* [DATA EXTRACT]
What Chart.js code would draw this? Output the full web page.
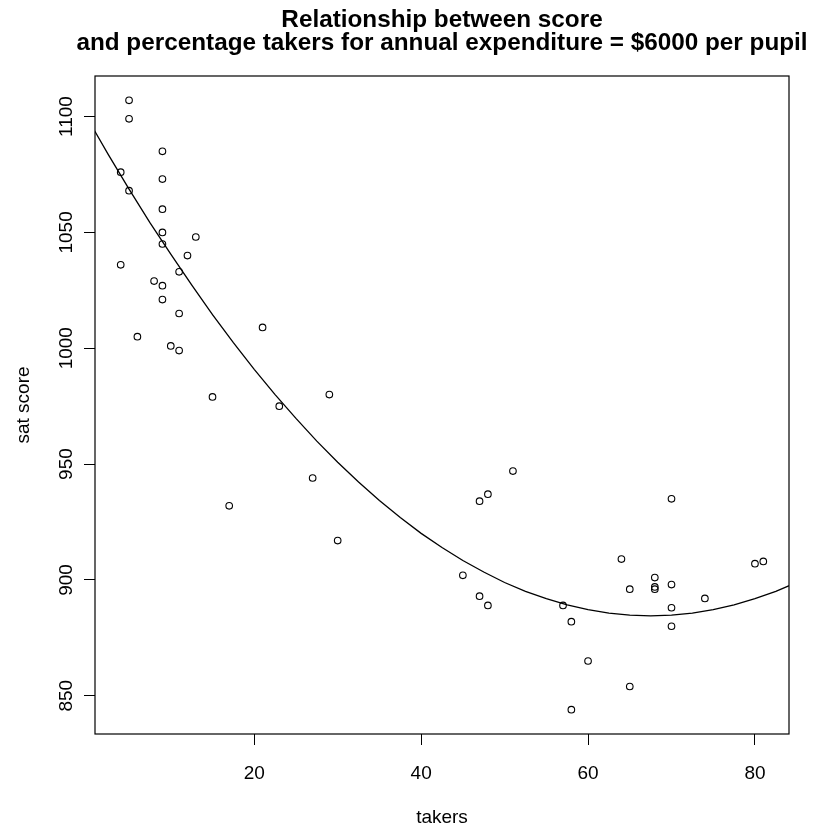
<!DOCTYPE html>
<html>
<head>
<meta charset="utf-8">
<script src="https://cdn.jsdelivr.net/npm/chart.js@4.4.1/dist/chart.umd.min.js"></script>
<style>
  html, body { margin: 0; padding: 0; background: #ffffff; }
  #wrap { width: 816px; height: 827px; }
</style>
</head>
<body>
<div id="wrap"><canvas id="c" width="816" height="827"></canvas></div>
<script>
// Percentage of pupils taking the SAT, and average SAT score, one pair per state
const takers = [5, 5, 9, 4, 9, 5, 9, 9, 13, 9,
                12, 4, 11, 8, 9, 9, 11, 21, 6, 10,
                11, 15, 29, 23, 27, 17, 30, 51, 47, 48,
                70, 45, 47, 48, 57, 58, 64, 65, 68, 68,
                68, 70, 70, 70, 74, 80, 81, 60, 65, 58];
const satScore = [1107, 1099, 1085, 1076, 1073, 1068, 1060, 1050, 1048, 1045,
                  1040, 1036, 1033, 1029, 1027, 1021, 1015, 1009, 1005, 1001,
                  999, 979, 980, 975, 944, 932, 917, 947, 934, 937,
                  935, 902, 893, 889, 889, 882, 909, 896, 901, 897,
                  896, 898, 888, 880, 892, 907, 908, 865, 854, 844];

// Predicted score at $6000 per pupil, sampled along the takers axis
const fitTakers = [0, 2.5, 5, 7.5, 10, 12.5, 15, 17.5, 20, 22.5, 25, 27.5, 30, 32.5, 35, 37.5,
                   40, 42.5, 45, 47.5, 50, 52.5, 55, 57.5, 60, 62.5, 65, 67.5, 70, 72.5,
                   75, 77.5, 80, 82.5, 85];
const fitScore  = [1099.3, 1083.7, 1068.7, 1054.2, 1040.6, 1027.3, 1014.5, 1002.4, 990.9, 980.0,
                   969.7, 959.9, 950.8, 942.3, 934.3, 926.9, 920.1, 914.0, 908.4, 903.4,
                   898.9, 895.1, 891.9, 889.2, 887.2, 885.7, 884.8, 884.5, 884.8, 885.7,
                   887.2, 889.2, 891.9, 895.1, 898.9];

// Axis ticks and limits
const xTicks = [20, 40, 60, 80];
const yTicks = [850, 900, 950, 1000, 1050, 1100];
const xLimits = [0.92, 84.08];
const yLimits = [833.5, 1117.5];

const titleLines = ['Relationship between score',
                    'and percentage takers for annual expenditure = $6000 per pupil'];
const xTitle = 'takers';
const yTitle = 'sat score';

const FONT = '"Liberation Sans", Arial, Helvetica, sans-serif';

const points = takers.map((t, i) => ({ x: t, y: satScore[i] }));
const curve = fitTakers.map((t, i) => ({ x: t, y: fitScore[i] }));

// Frame around the plotting region plus the two-line heading
const framePlugin = {
  id: 'frameAndHeading',
  afterDraw(chart) {
    const { ctx, chartArea: a } = chart;
    ctx.save();
    ctx.strokeStyle = '#000';
    ctx.lineWidth = 1.2;
    ctx.strokeRect(a.left, a.top, a.right - a.left, a.bottom - a.top);
    ctx.fillStyle = '#000';
    ctx.font = 'bold 24.3px ' + FONT;
    ctx.textAlign = 'center';
    ctx.textBaseline = 'alphabetic';
    const cx = (a.left + a.right) / 2;
    ctx.fillText(titleLines[0], cx, 27);
    ctx.fillText(titleLines[1], cx, 50);
    ctx.restore();
  }
};

new Chart(document.getElementById('c'), {
  type: 'scatter',
  data: {
    datasets: [
      {
        data: points,
        pointStyle: 'circle',
        pointRadius: 3.3,
        pointBorderWidth: 1.1,
        pointBorderColor: '#000',
        pointBackgroundColor: 'rgba(0,0,0,0)',
        showLine: false
      },
      {
        data: curve,
        showLine: true,
        borderColor: '#000',
        borderWidth: 1.3,
        pointRadius: 0,
        tension: 0,
        fill: false
      }
    ]
  },
  options: {
    responsive: false,
    animation: false,
    events: [],
    layout: { padding: { top: 76, right: 27, left: 0, bottom: 0 } },
    plugins: {
      legend: { display: false },
      title: { display: false },
      tooltip: { enabled: false }
    },
    scales: {
      x: {
        type: 'linear',
        position: 'bottom',
        min: xLimits[0],
        max: xLimits[1],
        afterBuildTicks: (s) => { s.ticks = xTicks.map(v => ({ value: v })); },
        afterFit: (s) => { s.height = 93; },
        grid: { drawOnChartArea: false, drawTicks: true, tickLength: 11, color: '#000', lineWidth: 1 },
        border: { display: false },
        ticks: {
          autoSkip: false,
          maxRotation: 0,
          minRotation: 0,
          padding: 17,
          color: '#000',
          font: { family: FONT, size: 19, lineHeight: 1.2 },
          callback: (v) => String(v)
        },
        title: {
          display: true,
          text: xTitle,
          color: '#000',
          font: { family: FONT, size: 19, lineHeight: 1 },
          padding: { top: 0, bottom: 0 }
        }
      },
      y: {
        type: 'linear',
        position: 'left',
        min: yLimits[0],
        max: yLimits[1],
        afterBuildTicks: (s) => { s.ticks = yTicks.map(v => ({ value: v })); },
        afterFit: (s) => { s.width = 95; },
        grid: { drawOnChartArea: false, drawTicks: true, tickLength: 11, color: '#000', lineWidth: 1 },
        border: { display: false },
        ticks: {
          autoSkip: false,
          minRotation: 90,
          maxRotation: 90,
          crossAlign: 'center',
          padding: -4,
          color: '#000',
          font: { family: FONT, size: 19, lineHeight: 1.2 },
          callback: (v) => String(v)
        },
        title: {
          display: true,
          text: yTitle,
          color: '#000',
          font: { family: FONT, size: 19, lineHeight: 1 },
          padding: { top: 14, bottom: 0 }
        }
      }
    }
  },
  plugins: [framePlugin]
});
</script>
</body>
</html>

* [YOUR TASK] Using the material above, set down every line exactly, but skip the pictures.

* [FINISHED EXERCISE]
What Chart.js code would draw this? Output the full web page.
<!DOCTYPE html>
<html>
<head>
<meta charset="utf-8">
<script src="https://cdn.jsdelivr.net/npm/chart.js@4.4.1/dist/chart.umd.min.js"></script>
<style>
  html, body { margin: 0; padding: 0; background: #ffffff; }
  #wrap { width: 816px; height: 827px; }
</style>
</head>
<body>
<div id="wrap"><canvas id="c" width="816" height="827"></canvas></div>
<script>
// Percentage of pupils taking the SAT, and average SAT score, one pair per state
const takers = [5, 5, 9, 4, 9, 5, 9, 9, 13, 9,
                12, 4, 11, 8, 9, 9, 11, 21, 6, 10,
                11, 15, 29, 23, 27, 17, 30, 51, 47, 48,
                70, 45, 47, 48, 57, 58, 64, 65, 68, 68,
                68, 70, 70, 70, 74, 80, 81, 60, 65, 58];
const satScore = [1107, 1099, 1085, 1076, 1073, 1068, 1060, 1050, 1048, 1045,
                  1040, 1036, 1033, 1029, 1027, 1021, 1015, 1009, 1005, 1001,
                  999, 979, 980, 975, 944, 932, 917, 947, 934, 937,
                  935, 902, 893, 889, 889, 882, 909, 896, 901, 897,
                  896, 898, 888, 880, 892, 907, 908, 865, 854, 844];

// Predicted score at $6000 per pupil, sampled along the takers axis
const fitTakers = [0, 2.5, 5, 7.5, 10, 12.5, 15, 17.5, 20, 22.5, 25, 27.5, 30, 32.5, 35, 37.5,
                   40, 42.5, 45, 47.5, 50, 52.5, 55, 57.5, 60, 62.5, 65, 67.5, 70, 72.5,
                   75, 77.5, 80, 82.5, 85];
const fitScore  = [1099.3, 1083.7, 1068.7, 1054.2, 1040.6, 1027.3, 1014.5, 1002.4, 990.9, 980.0,
                   969.7, 959.9, 950.8, 942.3, 934.3, 926.9, 920.1, 914.0, 908.4, 903.4,
                   898.9, 895.1, 891.9, 889.2, 887.2, 885.7, 884.8, 884.5, 884.8, 885.7,
                   887.2, 889.2, 891.9, 895.1, 898.9];

// Axis ticks and limits
const xTicks = [20, 40, 60, 80];
const yTicks = [850, 900, 950, 1000, 1050, 1100];
const xLimits = [0.92, 84.08];
const yLimits = [833.5, 1117.5];

const titleLines = ['Relationship between score',
                    'and percentage takers for annual expenditure = $6000 per pupil'];
const xTitle = 'takers';
const yTitle = 'sat score';

const FONT = '"Liberation Sans", Arial, Helvetica, sans-serif';

const points = takers.map((t, i) => ({ x: t, y: satScore[i] }));
const curve = fitTakers.map((t, i) => ({ x: t, y: fitScore[i] }));

// Frame around the plotting region plus the two-line heading
const framePlugin = {
  id: 'frameAndHeading',
  afterDraw(chart) {
    const { ctx, chartArea: a } = chart;
    ctx.save();
    ctx.strokeStyle = '#000';
    ctx.lineWidth = 1.2;
    ctx.strokeRect(a.left, a.top, a.right - a.left, a.bottom - a.top);
    ctx.fillStyle = '#000';
    ctx.font = 'bold 24.3px ' + FONT;
    ctx.textAlign = 'center';
    ctx.textBaseline = 'alphabetic';
    const cx = (a.left + a.right) / 2;
    ctx.fillText(titleLines[0], cx, 27);
    ctx.fillText(titleLines[1], cx, 50);
    ctx.restore();
  }
};

new Chart(document.getElementById('c'), {
  type: 'scatter',
  data: {
    datasets: [
      {
        data: points,
        pointStyle: 'circle',
        pointRadius: 3.3,
        pointBorderWidth: 1.1,
        pointBorderColor: '#000',
        pointBackgroundColor: 'rgba(0,0,0,0)',
        showLine: false
      },
      {
        data: curve,
        showLine: true,
        borderColor: '#000',
        borderWidth: 1.3,
        pointRadius: 0,
        tension: 0,
        fill: false
      }
    ]
  },
  options: {
    responsive: false,
    animation: false,
    events: [],
    layout: { padding: { top: 76, right: 27, left: 0, bottom: 0 } },
    plugins: {
      legend: { display: false },
      title: { display: false },
      tooltip: { enabled: false }
    },
    scales: {
      x: {
        type: 'linear',
        position: 'bottom',
        min: xLimits[0],
        max: xLimits[1],
        afterBuildTicks: (s) => { s.ticks = xTicks.map(v => ({ value: v })); },
        afterFit: (s) => { s.height = 93; },
        grid: { drawOnChartArea: false, drawTicks: true, tickLength: 11, color: '#000', lineWidth: 1 },
        border: { display: false },
        ticks: {
          autoSkip: false,
          maxRotation: 0,
          minRotation: 0,
          padding: 17,
          color: '#000',
          font: { family: FONT, size: 19, lineHeight: 1.2 },
          callback: (v) => String(v)
        },
        title: {
          display: true,
          text: xTitle,
          color: '#000',
          font: { family: FONT, size: 19, lineHeight: 1 },
          padding: { top: 0, bottom: 0 }
        }
      },
      y: {
        type: 'linear',
        position: 'left',
        min: yLimits[0],
        max: yLimits[1],
        afterBuildTicks: (s) => { s.ticks = yTicks.map(v => ({ value: v })); },
        afterFit: (s) => { s.width = 95; },
        grid: { drawOnChartArea: false, drawTicks: true, tickLength: 11, color: '#000', lineWidth: 1 },
        border: { display: false },
        ticks: {
          autoSkip: false,
          minRotation: 90,
          maxRotation: 90,
          crossAlign: 'center',
          padding: -4,
          color: '#000',
          font: { family: FONT, size: 19, lineHeight: 1.2 },
          callback: (v) => String(v)
        },
        title: {
          display: true,
          text: yTitle,
          color: '#000',
          font: { family: FONT, size: 19, lineHeight: 1 },
          padding: { top: 14, bottom: 0 }
        }
      }
    }
  },
  plugins: [framePlugin]
});
</script>
</body>
</html>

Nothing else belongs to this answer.